Sunday, November 14, 2010

IEA: Peak Oil is Passed

The International Energy Agency has stepped into the peak oil debate. The 2010 version of their annual report World Energy Outlook 2010 concludes that the date of peak oil is not only here -- but that it passed in 2006.

The interesting thing, as shown in the graph below, is the manner in which they diverge from the classic interpretation of peak oil based on Hubbert's analysis. Rather than rendering the 'peak' as the point of inflection of a broadly symmetric production curve, the IEA are forecasting that substantial reserves in fields yet developed or discovered will allow global crude oil production to plateau for another 25 years at a close approximation of current rates. In other words, they have replaced Hubbert's concept of 'peak' oil with their own analysis, more appropriately termed 'plateau' oil.

Chart from Energy Outlook 2010

This rhetorical shift, admitting that the peak is passed yet concluding that it has no significant implication for the medium-term future of conventional oil production, can best be understood in light of the background presented here. The release of last year's report, which included the graph below showing that production would continue to increase, was met with a storm of controversy when an internal whistle blower indicated that the US had pressured the agency to keep the figures artificially inflated. This year's report appears to be an attempt to square the circle by admitting the peak has passed but claiming it has no significant policy implications.

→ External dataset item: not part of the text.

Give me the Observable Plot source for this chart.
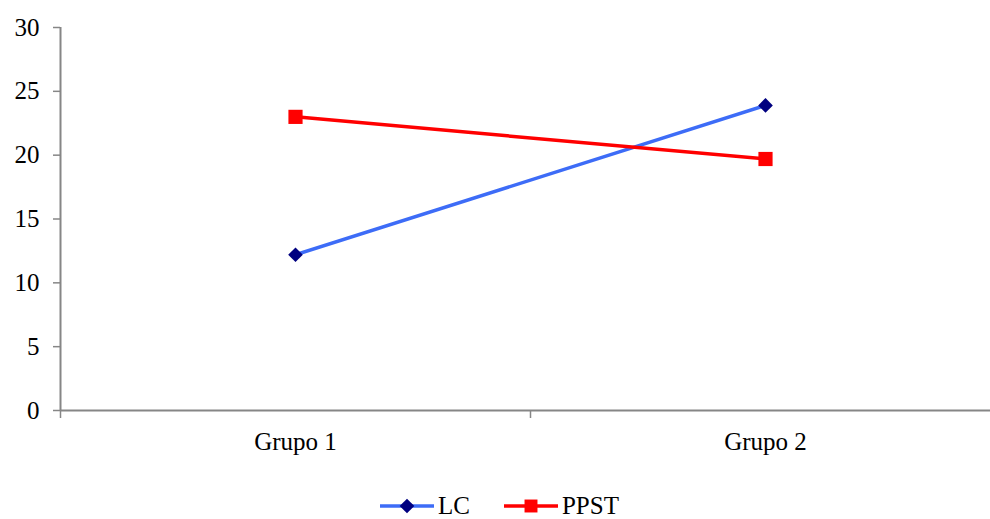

Corresponding Chart from the Energy Outlook 2009

Equally as interesting, though not the focus of much comment, is the substantial reduction in the forecast of production from natural gas liquids. The 2009 report projected a near doubling of production for NGL by 2030 while the 2010 report projects comparatively constant production thru 2035.

1 comment:

  1. IEA may claim that it has no significant policy implications, but of course it does. Without a growth in the energy sector, it is highly unlikely that the global capitalist system will be able to grow. Everyone from Karl Marx to Milton Friedman knows that capitalism won't last long (in its current form) if it can't grow. We are going to see everything from economic bubbles to stagnation to episodic collapses in various national economies. The energy and wealth will be lost in some regions of the world (Europe), causing protracted depressions there, but excess energy and wealth will flow to other regions, such as China, causing temporary economic bubbles. We will see a failure of global coordination and dysregulation as shifts of energy and wealth cause more chaotic outcomes.